The river crossing had succeeded; our bridgehead had been established.

Hardly had we advanced over the little river when our guns followed across makeshift bridges; hardly had the first foxholes been dug when the Soviet counterattacks started already.

They came in battalion and regiment strength. They even came with whole brigades and divisions. They brought up whole batteries of guns and hurled salvo after salvo at the river bank and the heights held by us. Tanks raced against our lines in a number we had never before experienced in such a small area on the eastern front. They were shot up by our panzer canons and anti-tank guns at distances of 1500 meters and more. But sometimes they also advanced against our lines and came within 40 or 50 meters and had to be repulsed and destroyed in intense fire duels at that range. Here and there they broke through our lines, but the men of the SS-men fortunately survived the tank terror of those days. They knew exactly that even a tank is vulnerable, and not just at one place. They calmly let the tanks roll past, snatched mines, waited for the right moment with determination and ran across com fields in order to be set for the final dash, which usually brought the mortal blow to the tank.

But it was not just the tanks against which the defenders of the bridgehead had to defend. The enemy had in all haste brought up infantry forces and these rested troops pushed against our lines. It often came to bitter close combat, where our SS-grenadiers, only due to their exemplary calm and bravery, could win against the numerical superiority of the Bolsheviks.
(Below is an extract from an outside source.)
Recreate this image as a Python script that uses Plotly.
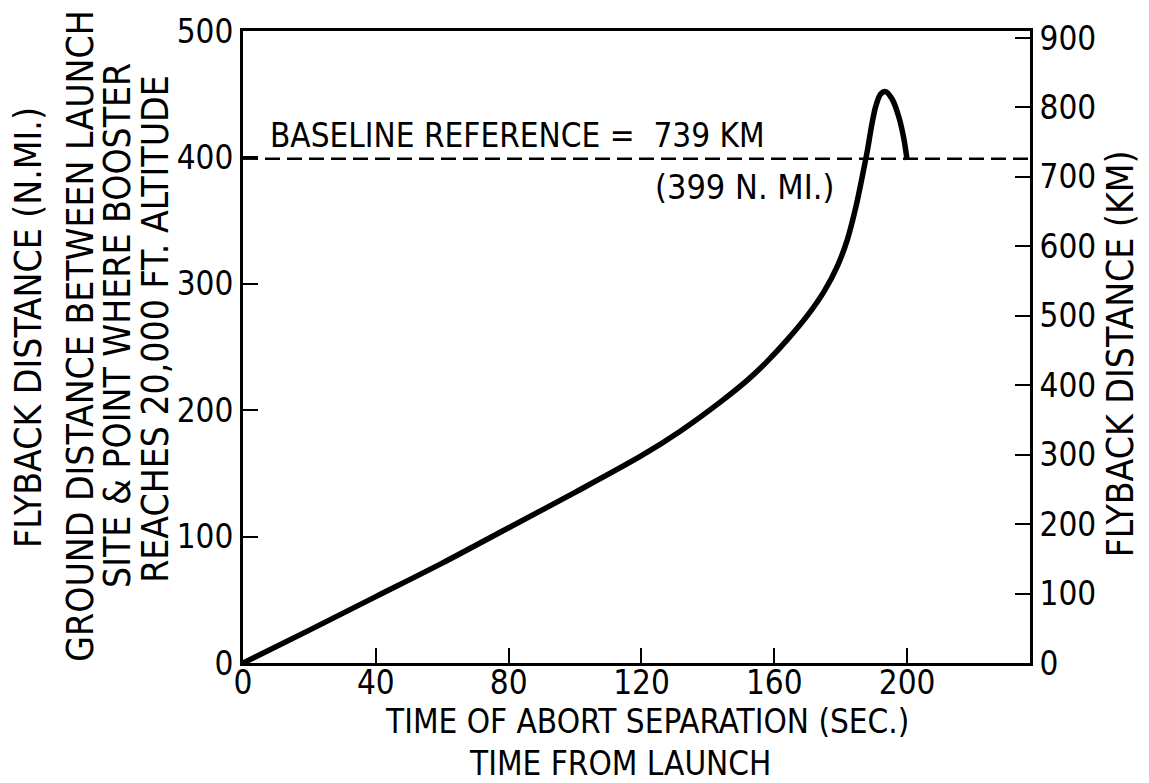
import plotly.graph_objects as go

# Data (time in s, flyback distance in N.MI.)
time_s = [0, 20, 40, 60, 80, 100, 120, 132, 144, 152, 158, 164, 170, 175, 179, 182, 184.5, 186.5,
          188, 189.3, 190.5, 192, 193.5, 195.5, 197.5, 199, 200]
flyback_nmi = [0, 26, 52.5, 79, 107, 135, 164, 184, 207, 224, 239, 256, 275, 294, 314, 335, 360, 385,
               405, 425, 440, 450, 452, 446, 432, 415, 398]

baseline_x = [0, 237]
baseline_nmi = [399, 399]

x_ticks = [0, 40, 80, 120, 160, 200]
y_ticks = [0, 100, 200, 300, 400, 500]
y2_ticks = [0, 100, 200, 300, 400, 500, 600, 700, 800, 900]

FONT = "DejaVu Sans Condensed, Liberation Sans Narrow, sans-serif"

fig = go.Figure()
fig.add_trace(go.Scatter(x=baseline_x, y=baseline_nmi, mode="lines",
                         line=dict(color="black", width=2.5, dash="15px,7px"),
                         showlegend=False, hoverinfo="skip"))
fig.add_trace(go.Scatter(x=time_s, y=flyback_nmi, mode="lines",
                         line=dict(color="black", width=5.5, shape="spline", smoothing=0.8),
                         showlegend=False))
# invisible trace to activate right axis
fig.add_trace(go.Scatter(x=[0], y=[0], yaxis="y2", mode="markers",
                         marker=dict(opacity=0), showlegend=False, hoverinfo="skip"))

W, H = 1149, 783
L, R, T, B = 243, 1030, 18, 663
TICK = 33

fig.update_layout(
    width=W, height=H,
    margin=dict(l=L, r=W - R, t=T, b=H - B, pad=0),
    paper_bgcolor="white", plot_bgcolor="white",
    font=dict(family=FONT, color="black", size=TICK),
    xaxis=dict(range=[0, 237], tickvals=x_ticks, ticks="inside", ticklen=15, tickwidth=2,
               tickcolor="black", showline=True, linewidth=3, linecolor="black", mirror=True,
               showgrid=False, zeroline=False, ticklabelstandoff=-12,
               tickfont=dict(family=FONT, size=TICK)),
    yaxis=dict(range=[0, 500], tickvals=y_ticks, ticks="inside", ticklen=15, tickwidth=2,
               tickcolor="black", showline=True, linewidth=3, linecolor="black",
               showgrid=False, zeroline=False, tickfont=dict(family=FONT, size=TICK)),
    yaxis2=dict(range=[0, 910], tickvals=y2_ticks, overlaying="y", side="right", ticks="inside",
                ticklen=15, tickwidth=2, tickcolor="black", showline=True, linewidth=3,
                linecolor="black", showgrid=False, zeroline=False,
                tickfont=dict(family=FONT, size=TICK)),
)

def px_x(p):
    return (p - L) / (R - L)

def px_y(p):
    return (B - p) / (B - T)

annots = [
    dict(text="BASELINE REFERENCE =  739 KM", x=px_x(268), y=px_y(125), xanchor="left", size=33, angle=0),
    dict(text="(399 N. MI.)", x=px_x(653), y=px_y(177), xanchor="left", size=34, angle=0),
    dict(text="FLYBACK DISTANCE (N.MI.)", x=px_x(29), y=px_y(321), xanchor="center", size=37, angle=-90),
    dict(text="GROUND DISTANCE BETWEEN LAUNCH", x=px_x(81), y=px_y(330), xanchor="center", size=37, angle=-90),
    dict(text="SITE &amp; POINT WHERE BOOSTER", x=px_x(118), y=px_y(319), xanchor="center", size=37, angle=-90),
    dict(text="REACHES 20,000 FT. ALTITUDE", x=px_x(156), y=px_y(322), xanchor="center", size=37, angle=-90),
    dict(text="FLYBACK DISTANCE (KM)", x=px_x(1120), y=px_y(348), xanchor="center", size=37, angle=-90),
    dict(text="TIME OF ABORT SEPARATION (SEC.)", x=px_x(647), y=px_y(723), xanchor="center", size=33, angle=0),
    dict(text="TIME FROM LAUNCH", x=px_x(620), y=px_y(766), xanchor="center", size=33, angle=0),
]
for a in annots:
    fig.add_annotation(text=a["text"], x=a["x"], y=a["y"], xref="paper", yref="paper",
                       xanchor=a["xanchor"], yanchor="middle", showarrow=False,
                       textangle=a["angle"], font=dict(family=FONT, size=a["size"], color="black"))

fig.write_html("out.html")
A panzer rolled back. The hatch opened and the driver and loader carefully raised their dead commander from the panzer, then the radioman, who had lost both legs from a hit. Soon afterward they again raced back through the gorge to report to a new commander, because their panzer must not fall out. The lightly wounded incessantly asked the doctors not to send them to the rear; they wanted to remain with their comrades. When rain had again made the ground muddy and the tracked vehicles could no longer climb the slopes, there was not a single SS- man who would not have ran to the munition vehicles in order to carry shells and munition forward to the positions. In the bridgehead the foxholes got deeper each day. But with every centimeter our grenadiers dug in deeper, with each comrade they lost, grew their fighting spirit and will to resistance. Measured against the strength of enemy men and weapons that had been employed on all sides on Stalin’s personal order in order to force the division to give up the bridgehead, the SS-men accomplished the inconceivable here, above all their commander, who was always in the foremost lines in his panzer and intervened wherever the situation appeared most dangerous. The calm and superiority that emanated from him embraced the whole troop, and with it the fighting spirit that was born from the mission of the political soldier. Leader and men merged there into a block of resistance.

Military history would hardly note the name of the bridgehead P.. It had been held against the enemy’s overwhelming effort. The realization that only a hardness and ruthlessness toward one’s own person shaken by nothing solves a military task, this realization is the principle of this war. We must become ever harder!